-------- Provided data --------

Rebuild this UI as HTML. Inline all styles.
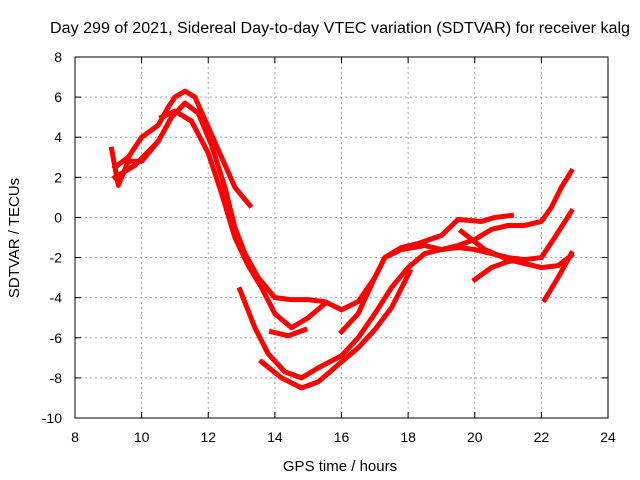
<!DOCTYPE html>
<html><head><meta charset="utf-8"><style>
body{margin:0;background:#fff;}
svg{display:block;font-family:"Liberation Sans",sans-serif;}
</style></head><body>
<svg id="chart" width="640" height="480">
<rect x="0" y="0" width="640" height="480" fill="#fff"/>
<text x="340" y="33" font-size="15.5" text-anchor="middle" textLength="580" lengthAdjust="spacingAndGlyphs">Day 299 of 2021, Sidereal Day-to-day VTEC variation (SDTVAR) for receiver kalg</text>
<text x="340" y="471" font-size="15" text-anchor="middle">GPS time / hours</text>
<text x="19" y="238" font-size="15" text-anchor="middle" transform="rotate(-90 19 238)">SDTVAR / TECUs</text>
<g id="grid"></g><g id="ticks"></g><g id="series"></g>
<rect x="75" y="57" width="533" height="361" fill="none" stroke="#000" stroke-width="1"/>
</svg>
<script>
const xTicks=[8,10,12,14,16,18,20,22,24];
const yTicks=[-10,-8,-6,-4,-2,0,2,4,6,8];
const t1=[[9.2,2.5],[9.6,3.0],[10,4.0],[10.5,4.6],[10.8,5.5],[11.0,6.0],[11.3,6.3],[11.6,6.0],[12,4.5],[12.4,3.0],[12.8,1.5],[13.25,0.6]];
const t2=[[9.2,2.0],[9.8,2.6],[10.5,3.8],[10.9,5.0],[11.3,5.7],[11.7,5.2],[12.1,3.6],[12.5,1.5],[12.8,-0.5],[13.1,-1.8],[13.5,-3.0],[14.0,-4.0],[14.5,-4.1],[15.0,-4.1],[15.5,-4.2],[16.0,-4.6],[16.5,-4.2],[17.0,-3.0],[17.3,-2.0],[17.8,-1.5],[18.3,-1.3],[19.0,-0.9],[19.5,-0.1],[20.2,-0.2],[20.6,0.0],[21.1,0.1]];
const t3=[[10.6,5.0],[11.0,5.3],[11.5,4.8],[12.0,3.2],[12.4,1.2],[12.8,-1.0],[13.2,-2.4],[13.6,-3.5],[14.0,-4.8],[14.5,-5.5],[15.0,-5.0],[15.5,-4.3]];
const t4=[[13.9,-5.7],[14.4,-5.9],[14.9,-5.6]];
const t5=[[16,-5.7],[16.5,-4.8],[17.0,-3.0],[17.3,-2.0],[17.8,-1.6],[18.5,-1.4],[19.0,-1.6],[19.5,-1.4],[20.0,-1.1],[20.5,-0.6],[21.0,-0.4],[21.5,-0.4],[22.0,-0.2],[22.3,0.5],[22.6,1.5],[22.9,2.3]];
const t6=[[12.95,-3.6],[13.4,-5.5],[13.8,-6.8],[14.3,-7.7],[14.8,-8.0],[15.3,-7.5],[16,-6.9],[16.5,-6.0],[17,-4.8],[17.5,-3.5],[18,-2.5],[18.5,-1.8],[19.0,-1.6],[19.5,-1.5],[20.0,-1.6],[20.5,-1.8],[21.0,-2.0],[21.5,-2.1],[22,-2.0],[22.4,-1.0],[22.9,0.3]];
const t7=[[13.6,-7.2],[14.2,-8.0],[14.8,-8.5],[15.3,-8.2],[16,-7.2],[16.5,-6.5],[17,-5.6],[17.5,-4.5],[18.05,-2.7]];
const t8=[[19.6,-0.7],[20.3,-1.6],[21,-2.1],[21.5,-2.3],[22,-2.5],[22.5,-2.4],[22.9,-1.9]];
const t9=[[20,-3.1],[20.5,-2.5],[21,-2.2],[21.5,-2.1]];
const t10=[[22.1,-4.1],[22.5,-3.0],[22.9,-1.8]];
const t11=[[9.1,3.4],[9.3,1.6],[9.6,2.8],[10.0,2.8],[10.5,3.8]];
const tracks=[t1,t2,t3,t4,t5,t6,t7,t8,t9,t10,t11];
const X=h=>75+(h-8)*533/16, Y=v=>57+(8-v)*361/18;
const NS="http://www.w3.org/2000/svg";
const grid=document.getElementById('grid'),ticks=document.getElementById('ticks'),ser=document.getElementById('series');
function mk(tag,at,par){const e=document.createElementNS(NS,tag);for(const k in at)e.setAttribute(k,at[k]);par.appendChild(e);return e;}
xTicks.forEach(t=>{const x=X(t);
 if(t>8&&t<24){const g=mk('line',{x1:x,y1:57,x2:x,y2:418,stroke:'#a0a0a0','stroke-dasharray':'2,3'},grid);
 
 }
 mk('line',{x1:x,y1:418,x2:x,y2:412,stroke:'#000'},ticks);mk('line',{x1:x,y1:57,x2:x,y2:63,stroke:'#000'},ticks);
 const l=mk('text',{x:x,y:442,'font-size':14,'text-anchor':'middle'},ticks);l.textContent=t;
 
 });
yTicks.forEach(t=>{const y=Y(t);
 if(t>-10&&t<8){const g=mk('line',{x1:75,y1:y,x2:608,y2:y,stroke:'#a0a0a0','stroke-dasharray':'2,3'},grid);
 
 }
 mk('line',{x1:75,y1:y,x2:81,y2:y,stroke:'#000'},ticks);mk('line',{x1:608,y1:y,x2:602,y2:y,stroke:'#000'},ticks);
 const l=mk('text',{x:62,y:y+5,'font-size':14,'text-anchor':'end'},ticks);l.textContent=t;
 
 });
tracks.forEach((tr,i)=>{const p=mk('polyline',{points:tr.map(d=>X(d[0])+','+Y(d[1])).join(' '),fill:'none',stroke:'#ff0000','stroke-width':5,'stroke-linejoin':'round','stroke-linecap':'square'},ser);
 
 });
</script>
</body></html>
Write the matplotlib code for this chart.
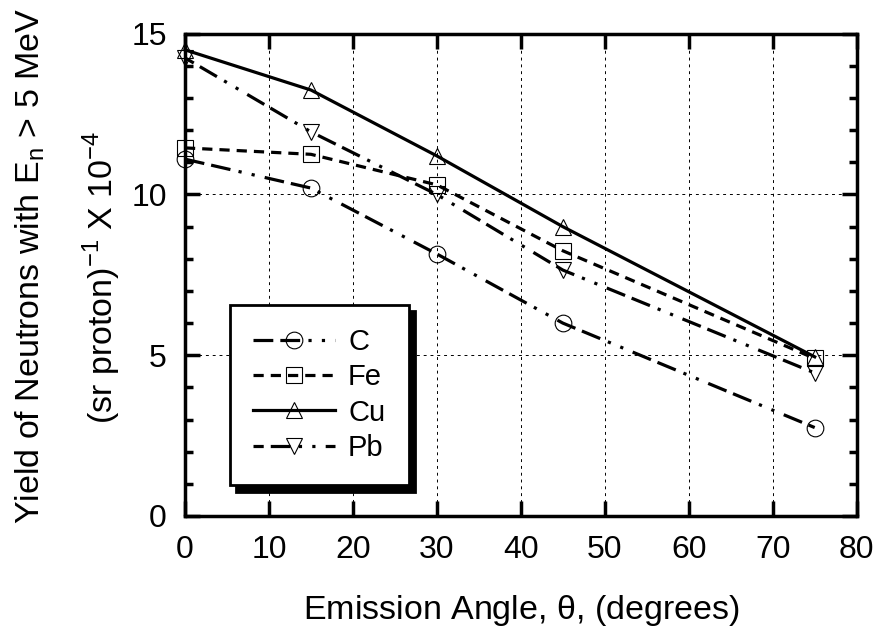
import matplotlib.pyplot as plt
import matplotlib.ticker as ticker

plt.rcParams["font.family"] = ["Liberation Sans", "DejaVu Sans"]
plt.rcParams["mathtext.fontset"] = "custom"
plt.rcParams["mathtext.rm"] = "Liberation Sans"

# Neutron yield (x 1e-4 per sr per proton) vs emission angle
angles = [0, 15, 30, 45, 75]
yield_c = [11.1, 10.2, 8.15, 6.0, 2.75]
yield_fe = [11.45, 11.25, 10.3, 8.25, 4.9]
yield_cu = [14.5, 13.25, 11.2, 9.0, 4.95]
yield_pb = [14.25, 11.95, 10.0, 7.65, 4.45]

# dash patterns in units of line width
dash_dot2 = (0, (6.2, 2.2, 6.2, 2.6, 1.0, 3.2, 1.0, 3.2))
series = [
    ("C", yield_c, "o", dash_dot2),
    ("Fe", yield_fe, "s", (0, (3.2, 2.2))),
    ("Cu", yield_cu, "^", "-"),
    ("Pb", yield_pb, "v", (3, (6.2, 2.2, 6.2, 2.6, 1.0, 3.2, 1.0, 3.2))),
]

fig = plt.figure(figsize=(8.85, 6.37), dpi=100)
ax = fig.add_axes([0.209, 0.19, 0.759, 0.757])

for name, vals, mk, ls in series:
    ax.plot(angles, vals, color="black", linewidth=2.3, linestyle=ls,
            marker=mk, markersize=12, markerfacecolor="none",
            markeredgecolor="black", markeredgewidth=0.8, label=name,
            clip_on=False, zorder=3)

ax.set_xlim(0, 80)
ax.set_ylim(0, 15)
ax.xaxis.set_major_locator(ticker.MultipleLocator(10))
ax.yaxis.set_major_locator(ticker.MultipleLocator(5))
ax.yaxis.set_minor_locator(ticker.MultipleLocator(1))
ax.tick_params(which="both", direction="in", top=True, right=True,
               labelsize=23, width=2.5)
ax.tick_params(which="major", length=11)
ax.tick_params(which="minor", length=6)
ax.tick_params(axis="x", which="minor", length=0)
ax.tick_params(axis="x", pad=14)
ax.tick_params(axis="y", pad=13)
for sp in ax.spines.values():
    sp.set_linewidth(2.5)
ax.grid(which="major", color="black", linestyle=(0, (3, 4)), linewidth=0.7)
ax.set_axisbelow(True)

ax.set_xlabel(r"Emission Angle, $\mathregular{\theta}$, (degrees)",
              fontsize=24.5, labelpad=20)

fig.text(0.034, 0.582, r"Yield of Neutrons with E$_{\mathregular{n}}$ > 5 MeV",
         rotation=90, ha="center", va="center", fontsize=24.5)
fig.text(0.115, 0.565,
         r"(sr proton)$^{\mathregular{-1}}$ X 10$^{\mathregular{-4}}$",
         rotation=90, ha="center", va="center", fontsize=24.5)

leg = ax.legend(loc="upper left", bbox_to_anchor=(0.067, 0.438), fontsize=21,
                frameon=True, fancybox=False, handlelength=2.8,
                labelspacing=0.25, borderpad=0.8, handletextpad=0.45,
                borderaxespad=0,
                shadow={"ox": 4.5, "oy": -4.5, "color": "black", "alpha": 1})
leg.get_frame().set_edgecolor("black")
leg.get_frame().set_linewidth(2)
leg.get_frame().set_alpha(1)

fig.savefig("out.png", dpi=100)
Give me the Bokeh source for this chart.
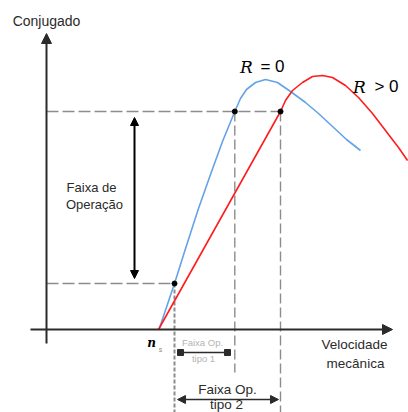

--------

Report all lines of the data that include the word "matplotlib".

Right answer ▸
Write the matplotlib code for this chart.
import matplotlib.pyplot as plt
import matplotlib.ticker as ticker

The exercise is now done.